Unconventional Advice for the Modern Seafarer
If you are a seafarer or a family member, stop waiting for the Ministry of External Affairs to be your shield. They are a reactive body.
- Vet the Management, Not the Flag: Before signing a contract, look at the owner's portfolio. Are they a target? Do they have a history of transiting HRAs during active conflicts? If the answer is yes, the "hazard pay" they’re offering is actually a funeral bribe.
- Demand War Zone Clauses with Teeth: Most contracts have a "Right to Refuse" clause for war zones. Use it. The industry relies on the fact that sailors are too desperate for the paycheck to say no. Collective refusal is the only language a ship owner understands.

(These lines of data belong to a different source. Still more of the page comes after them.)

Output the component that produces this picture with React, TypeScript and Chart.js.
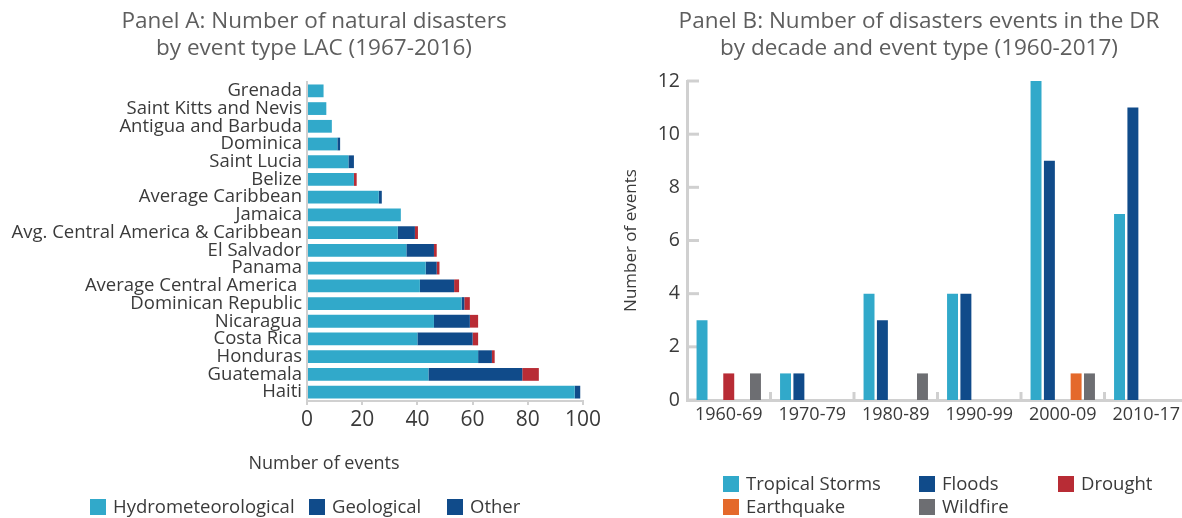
import React, { useEffect, useRef } from 'react';
import { Chart, registerables } from 'chart.js';

Chart.register(...registerables);

const FAMILY = '"Open Sans", Lato, sans-serif';
const TEXT_COLOR = '#3a3a3a';
const TITLE_COLOR = '#5e5e5e';
const AXIS_COLOR = '#d0d0d0';

const C_HYDRO = '#31a9ca';
const C_GEO = '#104b8a';
const C_RED = '#b82c35';
const C_ORANGE = '#e4692b';
const C_GREY = '#6d6e72';

// ---------- Panel A data ----------
const titleA = ['Panel A: Number of natural disasters', 'by event type LAC (1967-2016)'];
const axisTitleA = 'Number of events';
const countries = [
  'Grenada',
  'Saint Kitts and Nevis',
  'Antigua and Barbuda',
  'Dominica',
  'Saint Lucia',
  'Belize',
  'Average Caribbean',
  'Jamaica',
  'Avg. Central America & Caribbean',
  'El Salvador',
  'Panama',
  'Average Central America ',
  'Dominican Republic',
  'Nicaragua',
  'Costa Rica',
  'Honduras',
  'Guatemala',
  'Haiti',
];
const hydrometeorological = [6, 7, 9, 11, 15, 17, 26, 34, 32.9, 36, 43, 40.9, 56, 46, 40, 62, 44, 97];
const geological = [0, 0, 0, 1, 2, 0, 1.1, 0, 6.2, 10, 4, 12.4, 1, 13, 20, 5, 34, 2];
const otherA = [0, 0, 0, 0, 0, 1, 0, 0, 1.1, 1, 1, 1.8, 2, 3, 2, 1, 6, 0];
const seriesA = ['Hydrometeorological', 'Geological', 'Other'];
const legendColorsA = [C_HYDRO, C_GEO, C_GEO];
const xMaxA = 100;
const xStepA = 20;

// ---------- Panel B data ----------
const titleB = ['Panel B: Number of disasters events in the DR', 'by decade and event type (1960-2017)'];
const axisTitleB = 'Number of events';
const decades = ['1960-69', '1970-79', '1980-89', '1990-99', '2000-09', '2010-17'];
const tropicalStorms = [3, 1, 4, 4, 12, 7];
const floods = [0, 1, 3, 4, 9, 11];
const drought = [1, 0, 0, 0, 0, 0];
const earthquake = [0, 0, 0, 0, 1, 0];
const wildfire = [1, 0, 1, 0, 1, 0];
const seriesB = ['Tropical Storms', 'Floods', 'Drought', 'Earthquake', 'Wildfire'];
const yMaxB = 12;
const yStepB = 2;

type TextItem = { text: string; x: number; y: number; size: number; color: string };
type Pos = { x: number; y: number };

function makeOverlay(
  texts: TextItem[],
  legendPos: Pos[],
  legendColors: string[] | null,
  legendSize: number,
  box: number,
  gap: number
) {
  return {
    id: 'overlay',
    afterDraw(chart: any) {
      const ctx = chart.ctx as CanvasRenderingContext2D;
      ctx.save();
      ctx.textBaseline = 'middle';
      for (const t of texts) {
        ctx.font = `${t.size}px ${FAMILY}`;
        ctx.fillStyle = t.color;
        ctx.textAlign = 'center';
        ctx.fillText(t.text, t.x, t.y);
      }
      const ds = chart.data.datasets;
      ctx.font = `${legendSize}px ${FAMILY}`;
      ctx.textAlign = 'left';
      ds.forEach((d: any, i: number) => {
        const p = legendPos[i];
        if (!p) return;
        ctx.fillStyle = legendColors ? legendColors[i] : d.backgroundColor;
        ctx.fillRect(p.x, p.y - box / 2, box, box);
        ctx.fillStyle = TEXT_COLOR;
        ctx.fillText(d.label, p.x + box + gap, p.y + 1);
      });
      ctx.restore();
    },
  };
}

const innerTicks = {
  id: 'innerTicks',
  beforeDatasetsDraw(chart: any) {
    const ctx = chart.ctx as CanvasRenderingContext2D;
    const xs = chart.scales.x;
    const ys = chart.scales.y;
    const area = chart.chartArea;
    ctx.save();
    ctx.strokeStyle = AXIS_COLOR;
    ctx.lineWidth = 3;
    ys.ticks.forEach((_t: any, i: number) => {
      const py = ys.getPixelForTick(i);
      ctx.beginPath();
      ctx.moveTo(area.left, py);
      ctx.lineTo(area.left + 12, py);
      ctx.stroke();
    });
    for (let i = 1; i < xs.ticks.length; i++) {
      const px = (xs.getPixelForTick(i - 1) + xs.getPixelForTick(i)) / 2;
      ctx.beginPath();
      ctx.moveTo(px, area.bottom);
      ctx.lineTo(px, area.bottom - 8);
      ctx.stroke();
    }
    ctx.restore();
  },
};

export default function App() {
  const refA = useRef<HTMLCanvasElement>(null);
  const refB = useRef<HTMLCanvasElement>(null);

  useEffect(() => {
    document.body.style.margin = '0';

    const chartA = new Chart(refA.current!, {
      type: 'bar',
      data: {
        labels: countries,
        datasets: [
          { label: seriesA[0], data: hydrometeorological, backgroundColor: C_HYDRO },
          { label: seriesA[1], data: geological, backgroundColor: C_GEO },
          { label: seriesA[2], data: otherA, backgroundColor: C_RED },
        ],
      },
      options: {
        indexAxis: 'y',
        animation: false,
        responsive: false,
        layout: { padding: { top: 82, right: 27, bottom: 87, left: 0 } },
        datasets: { bar: { categoryPercentage: 0.8, barPercentage: 0.9 } } as any,
        scales: {
          x: {
            stacked: true,
            min: 0,
            max: xMaxA,
            ticks: { stepSize: xStepA, font: { family: FAMILY, size: 21 }, color: TEXT_COLOR, padding: 2 },
            grid: { drawOnChartArea: false, drawTicks: true, tickLength: 4, color: AXIS_COLOR, lineWidth: 2 },
            border: { color: AXIS_COLOR, width: 2 },
            afterFit: (s: any) => {
              s.height = 30;
            },
          },
          y: {
            stacked: true,
            ticks: { autoSkip: false, font: { family: FAMILY, size: 18.5 }, color: TEXT_COLOR, padding: 5 },
            grid: { display: false, drawTicks: false },
            border: { display: true, color: AXIS_COLOR, width: 2 },
            afterFit: (s: any) => {
              s.width = 307;
            },
          },
        },
        plugins: { legend: { display: false }, tooltip: { enabled: false } },
      },
      plugins: [
        makeOverlay(
          [
            { text: titleA[0], x: 314, y: 22, size: 22.5, color: TITLE_COLOR },
            { text: titleA[1], x: 314, y: 49, size: 22.5, color: TITLE_COLOR },
            { text: axisTitleA, x: 324, y: 464, size: 18, color: TEXT_COLOR },
          ],
          [
            { x: 90, y: 507 },
            { x: 309, y: 507 },
            { x: 447, y: 507 },
          ],
          legendColorsA,
          18.5,
          16,
          7
        ),
      ],
    });

    const chartB = new Chart(refB.current!, {
      type: 'bar',
      data: {
        labels: decades,
        datasets: [
          { label: seriesB[0], data: tropicalStorms, backgroundColor: C_HYDRO },
          { label: seriesB[1], data: floods, backgroundColor: C_GEO },
          { label: seriesB[2], data: drought, backgroundColor: C_RED },
          { label: seriesB[3], data: earthquake, backgroundColor: C_ORANGE },
          { label: seriesB[4], data: wildfire, backgroundColor: C_GREY },
        ],
      },
      options: {
        animation: false,
        responsive: false,
        layout: { padding: { top: 81, right: 12, bottom: 90, left: 0 } },
        datasets: { bar: { categoryPercentage: 0.8, barPercentage: 0.82 } } as any,
        scales: {
          x: {
            ticks: { font: { family: FAMILY, size: 18 }, color: TEXT_COLOR, padding: 4 },
            grid: { display: false, drawTicks: false },
            border: { color: AXIS_COLOR, width: 3 },
            afterFit: (s: any) => {
              s.height = 28;
            },
          },
          y: {
            min: 0,
            max: yMaxB,
            ticks: { stepSize: yStepB, font: { family: FAMILY, size: 19.5 }, color: TEXT_COLOR, padding: 7 },
            grid: { display: false, drawTicks: false },
            border: { color: AXIS_COLOR, width: 3 },
            title: {
              display: true,
              text: axisTitleB,
              font: { family: FAMILY, size: 17 },
              color: TEXT_COLOR,
              padding: { top: 21, bottom: 0 },
            },
            afterFit: (s: any) => {
              s.width = 87;
            },
          },
        },
        plugins: { legend: { display: false }, tooltip: { enabled: false } },
      },
      plugins: [
        innerTicks,
        makeOverlay(
          [
            { text: titleB[0], x: 319, y: 22, size: 22.5, color: TITLE_COLOR },
            { text: titleB[1], x: 319, y: 49, size: 22.5, color: TITLE_COLOR },
          ],
          [
            { x: 123, y: 484 },
            { x: 319, y: 484 },
            { x: 458, y: 484 },
            { x: 123, y: 507 },
            { x: 319, y: 507 },
          ],
          null,
          18.5,
          16,
          7
        ),
      ],
    });

    return () => {
      chartA.destroy();
      chartB.destroy();
    };
  }, []);

  return (
    <div
      style={{
        position: 'fixed',
        left: 0,
        top: 0,
        width: 1182,
        height: 518,
        overflow: 'hidden',
        background: '#ffffff',
      }}
    >
      <canvas ref={refA} width={610} height={518} style={{ position: 'absolute', left: 0, top: 0 }} />
      <canvas ref={refB} width={600} height={518} style={{ position: 'absolute', left: 600, top: 0 }} />
    </div>
  );
}
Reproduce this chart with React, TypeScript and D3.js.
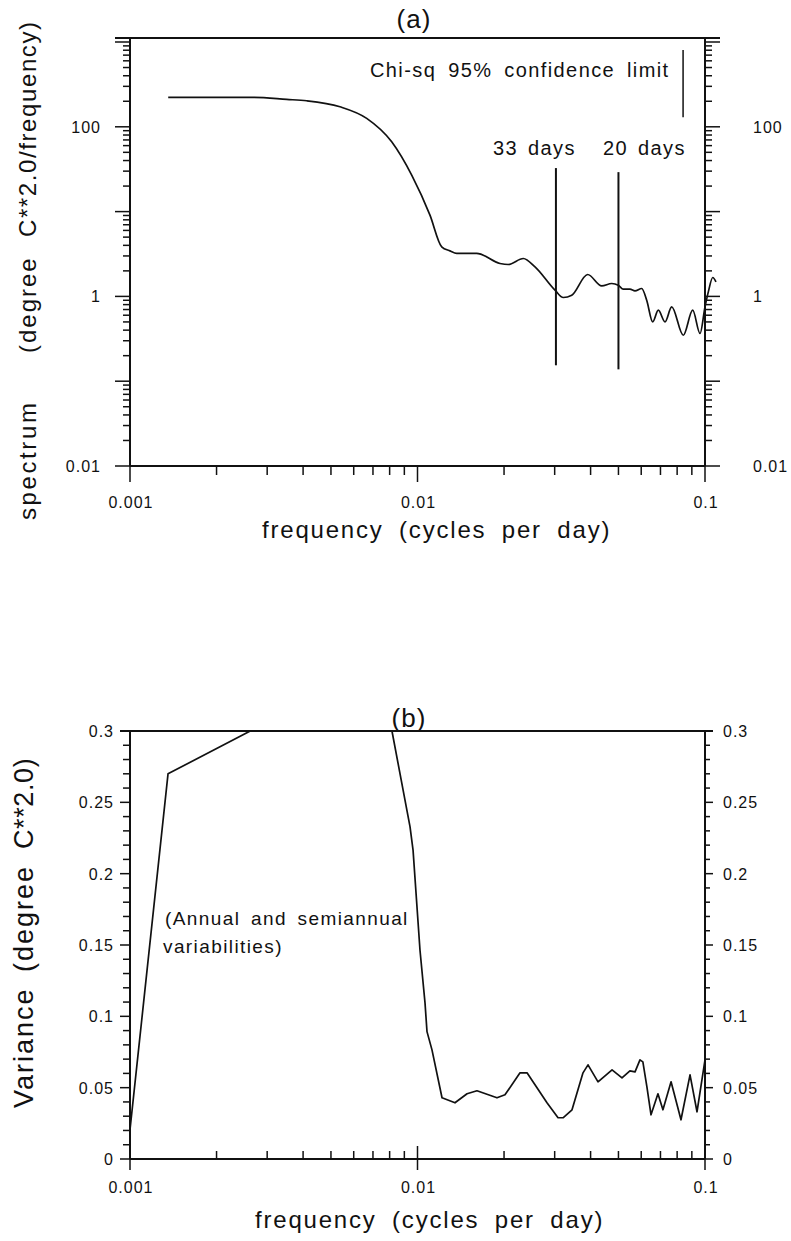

- Pressure the Unions: The International Transport Workers' Federation (ITF) has more power than the Indian government in these scenarios. They can freeze the assets of a ship owner. Make them work for your dues.
The Cost of Silence
The current "concern" narrative is a sedative. It makes the public feel like something is being done while the underlying mechanics of maritime exploitation remain untouched. We treat the seizure of ships like a natural disaster—an act of God that no one could have prevented.
It is an act of greed.
The Indian seafarer is the backbone of the global economy, yet they are the first to be sacrificed on the altar of "maritime trade continuity." We don't need more diplomatic statements. We need a maritime policy that treats a ship's deviation into a war zone as a criminal act of negligence by the owner.
Until we stop letting billionaires hide behind Liberian flags while using Indian lives as collateral, the "deep concern" of the government is nothing more than a eulogy delivered in advance.
Stop asking for safety. Start demanding accountability from the people who own the deck you stand on.